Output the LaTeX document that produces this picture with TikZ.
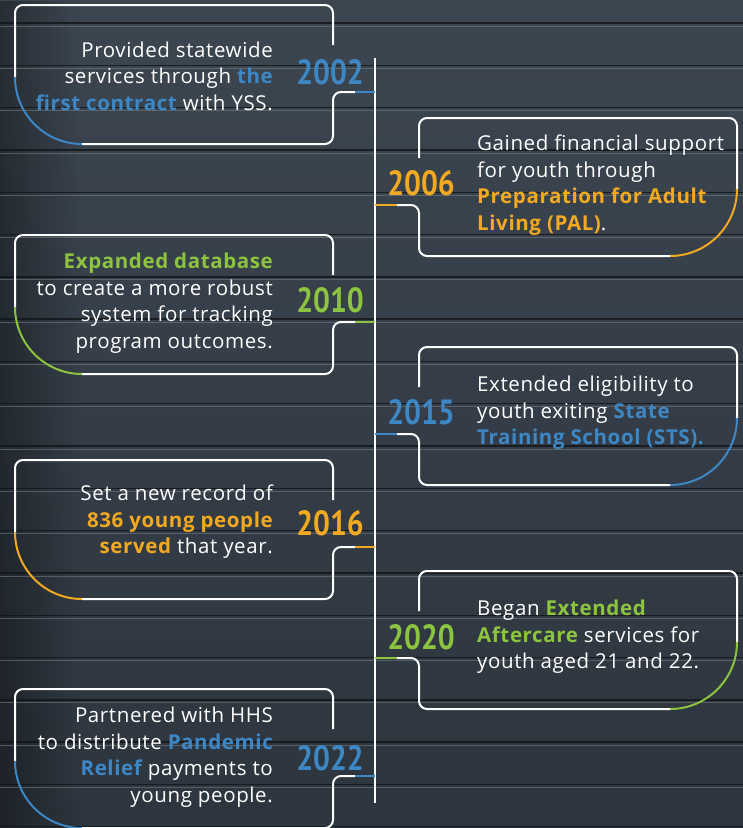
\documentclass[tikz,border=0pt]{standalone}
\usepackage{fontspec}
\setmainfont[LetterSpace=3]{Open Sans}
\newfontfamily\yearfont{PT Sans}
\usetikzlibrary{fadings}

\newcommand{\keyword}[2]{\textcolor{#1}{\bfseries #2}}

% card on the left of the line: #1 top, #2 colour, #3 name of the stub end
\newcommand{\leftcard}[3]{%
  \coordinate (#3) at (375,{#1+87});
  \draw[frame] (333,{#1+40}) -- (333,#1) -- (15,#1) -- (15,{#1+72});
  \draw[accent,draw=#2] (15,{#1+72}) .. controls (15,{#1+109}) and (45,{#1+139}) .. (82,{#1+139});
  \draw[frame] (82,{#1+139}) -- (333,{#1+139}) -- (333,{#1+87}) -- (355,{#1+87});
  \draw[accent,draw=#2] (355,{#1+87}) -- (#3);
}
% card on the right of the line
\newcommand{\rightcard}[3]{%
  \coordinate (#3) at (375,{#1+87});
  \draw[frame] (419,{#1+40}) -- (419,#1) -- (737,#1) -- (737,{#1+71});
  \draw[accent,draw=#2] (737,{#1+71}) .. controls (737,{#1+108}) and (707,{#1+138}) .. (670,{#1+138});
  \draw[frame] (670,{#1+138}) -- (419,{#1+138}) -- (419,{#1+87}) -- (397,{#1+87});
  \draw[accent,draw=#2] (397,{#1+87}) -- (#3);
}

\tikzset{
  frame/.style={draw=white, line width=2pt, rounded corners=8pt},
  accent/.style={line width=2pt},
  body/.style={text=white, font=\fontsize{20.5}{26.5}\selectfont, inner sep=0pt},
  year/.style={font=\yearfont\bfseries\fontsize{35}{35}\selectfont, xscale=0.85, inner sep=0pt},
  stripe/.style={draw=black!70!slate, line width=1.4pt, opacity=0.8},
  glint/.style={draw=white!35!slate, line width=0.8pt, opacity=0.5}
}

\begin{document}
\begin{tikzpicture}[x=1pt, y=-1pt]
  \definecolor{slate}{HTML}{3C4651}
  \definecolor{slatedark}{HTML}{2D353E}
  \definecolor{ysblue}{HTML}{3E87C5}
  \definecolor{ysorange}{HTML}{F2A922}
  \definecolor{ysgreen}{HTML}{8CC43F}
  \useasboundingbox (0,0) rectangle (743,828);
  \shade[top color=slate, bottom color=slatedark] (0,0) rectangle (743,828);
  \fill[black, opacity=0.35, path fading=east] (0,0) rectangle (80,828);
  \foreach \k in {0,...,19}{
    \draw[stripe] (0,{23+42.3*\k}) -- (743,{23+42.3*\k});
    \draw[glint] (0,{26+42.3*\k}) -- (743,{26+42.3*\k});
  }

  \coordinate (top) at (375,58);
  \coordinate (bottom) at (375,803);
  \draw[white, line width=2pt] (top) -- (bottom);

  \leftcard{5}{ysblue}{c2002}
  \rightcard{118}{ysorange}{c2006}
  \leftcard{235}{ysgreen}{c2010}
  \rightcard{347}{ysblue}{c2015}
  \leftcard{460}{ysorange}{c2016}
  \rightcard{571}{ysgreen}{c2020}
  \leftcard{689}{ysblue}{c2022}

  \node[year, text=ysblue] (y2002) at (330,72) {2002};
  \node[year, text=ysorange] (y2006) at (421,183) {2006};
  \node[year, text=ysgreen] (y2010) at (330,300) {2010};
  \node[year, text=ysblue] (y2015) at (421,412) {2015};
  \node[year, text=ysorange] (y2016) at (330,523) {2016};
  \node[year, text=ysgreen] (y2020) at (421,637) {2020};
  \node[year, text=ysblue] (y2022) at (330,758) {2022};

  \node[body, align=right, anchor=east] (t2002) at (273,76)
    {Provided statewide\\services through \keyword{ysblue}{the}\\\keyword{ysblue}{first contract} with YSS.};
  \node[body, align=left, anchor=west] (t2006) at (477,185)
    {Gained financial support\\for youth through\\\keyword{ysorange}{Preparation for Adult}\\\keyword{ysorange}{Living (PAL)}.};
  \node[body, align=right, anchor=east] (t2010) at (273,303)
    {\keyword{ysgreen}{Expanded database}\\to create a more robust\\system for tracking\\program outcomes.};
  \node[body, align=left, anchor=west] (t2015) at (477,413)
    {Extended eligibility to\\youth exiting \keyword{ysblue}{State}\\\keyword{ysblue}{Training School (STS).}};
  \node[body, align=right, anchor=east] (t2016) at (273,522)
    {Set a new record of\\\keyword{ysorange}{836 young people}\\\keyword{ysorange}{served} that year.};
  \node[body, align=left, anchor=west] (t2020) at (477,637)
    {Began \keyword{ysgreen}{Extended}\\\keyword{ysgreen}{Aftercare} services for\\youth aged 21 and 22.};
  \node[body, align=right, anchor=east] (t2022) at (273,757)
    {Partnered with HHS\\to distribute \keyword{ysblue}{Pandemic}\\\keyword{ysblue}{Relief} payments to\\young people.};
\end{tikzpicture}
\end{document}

§ **EXERCISE TASK**
Write out each line again precisely as it appears, skipping every picture.

§ **OUTPUT FOR THIS EXERCISE**
Output the LaTeX document that produces this picture with TikZ.
\documentclass[tikz,border=0pt]{standalone}
\usepackage{fontspec}
\setmainfont[LetterSpace=3]{Open Sans}
\newfontfamily\yearfont{PT Sans}
\usetikzlibrary{fadings}

\newcommand{\keyword}[2]{\textcolor{#1}{\bfseries #2}}

% card on the left of the line: #1 top, #2 colour, #3 name of the stub end
\newcommand{\leftcard}[3]{%
  \coordinate (#3) at (375,{#1+87});
  \draw[frame] (333,{#1+40}) -- (333,#1) -- (15,#1) -- (15,{#1+72});
  \draw[accent,draw=#2] (15,{#1+72}) .. controls (15,{#1+109}) and (45,{#1+139}) .. (82,{#1+139});
  \draw[frame] (82,{#1+139}) -- (333,{#1+139}) -- (333,{#1+87}) -- (355,{#1+87});
  \draw[accent,draw=#2] (355,{#1+87}) -- (#3);
}
% card on the right of the line
\newcommand{\rightcard}[3]{%
  \coordinate (#3) at (375,{#1+87});
  \draw[frame] (419,{#1+40}) -- (419,#1) -- (737,#1) -- (737,{#1+71});
  \draw[accent,draw=#2] (737,{#1+71}) .. controls (737,{#1+108}) and (707,{#1+138}) .. (670,{#1+138});
  \draw[frame] (670,{#1+138}) -- (419,{#1+138}) -- (419,{#1+87}) -- (397,{#1+87});
  \draw[accent,draw=#2] (397,{#1+87}) -- (#3);
}

\tikzset{
  frame/.style={draw=white, line width=2pt, rounded corners=8pt},
  accent/.style={line width=2pt},
  body/.style={text=white, font=\fontsize{20.5}{26.5}\selectfont, inner sep=0pt},
  year/.style={font=\yearfont\bfseries\fontsize{35}{35}\selectfont, xscale=0.85, inner sep=0pt},
  stripe/.style={draw=black!70!slate, line width=1.4pt, opacity=0.8},
  glint/.style={draw=white!35!slate, line width=0.8pt, opacity=0.5}
}

\begin{document}
\begin{tikzpicture}[x=1pt, y=-1pt]
  \definecolor{slate}{HTML}{3C4651}
  \definecolor{slatedark}{HTML}{2D353E}
  \definecolor{ysblue}{HTML}{3E87C5}
  \definecolor{ysorange}{HTML}{F2A922}
  \definecolor{ysgreen}{HTML}{8CC43F}
  \useasboundingbox (0,0) rectangle (743,828);
  \shade[top color=slate, bottom color=slatedark] (0,0) rectangle (743,828);
  \fill[black, opacity=0.35, path fading=east] (0,0) rectangle (80,828);
  \foreach \k in {0,...,19}{
    \draw[stripe] (0,{23+42.3*\k}) -- (743,{23+42.3*\k});
    \draw[glint] (0,{26+42.3*\k}) -- (743,{26+42.3*\k});
  }

  \coordinate (top) at (375,58);
  \coordinate (bottom) at (375,803);
  \draw[white, line width=2pt] (top) -- (bottom);

  \leftcard{5}{ysblue}{c2002}
  \rightcard{118}{ysorange}{c2006}
  \leftcard{235}{ysgreen}{c2010}
  \rightcard{347}{ysblue}{c2015}
  \leftcard{460}{ysorange}{c2016}
  \rightcard{571}{ysgreen}{c2020}
  \leftcard{689}{ysblue}{c2022}

  \node[year, text=ysblue] (y2002) at (330,72) {2002};
  \node[year, text=ysorange] (y2006) at (421,183) {2006};
  \node[year, text=ysgreen] (y2010) at (330,300) {2010};
  \node[year, text=ysblue] (y2015) at (421,412) {2015};
  \node[year, text=ysorange] (y2016) at (330,523) {2016};
  \node[year, text=ysgreen] (y2020) at (421,637) {2020};
  \node[year, text=ysblue] (y2022) at (330,758) {2022};

  \node[body, align=right, anchor=east] (t2002) at (273,76)
    {Provided statewide\\services through \keyword{ysblue}{the}\\\keyword{ysblue}{first contract} with YSS.};
  \node[body, align=left, anchor=west] (t2006) at (477,185)
    {Gained financial support\\for youth through\\\keyword{ysorange}{Preparation for Adult}\\\keyword{ysorange}{Living (PAL)}.};
  \node[body, align=right, anchor=east] (t2010) at (273,303)
    {\keyword{ysgreen}{Expanded database}\\to create a more robust\\system for tracking\\program outcomes.};
  \node[body, align=left, anchor=west] (t2015) at (477,413)
    {Extended eligibility to\\youth exiting \keyword{ysblue}{State}\\\keyword{ysblue}{Training School (STS).}};
  \node[body, align=right, anchor=east] (t2016) at (273,522)
    {Set a new record of\\\keyword{ysorange}{836 young people}\\\keyword{ysorange}{served} that year.};
  \node[body, align=left, anchor=west] (t2020) at (477,637)
    {Began \keyword{ysgreen}{Extended}\\\keyword{ysgreen}{Aftercare} services for\\youth aged 21 and 22.};
  \node[body, align=right, anchor=east] (t2022) at (273,757)
    {Partnered with HHS\\to distribute \keyword{ysblue}{Pandemic}\\\keyword{ysblue}{Relief} payments to\\young people.};
\end{tikzpicture}
\end{document}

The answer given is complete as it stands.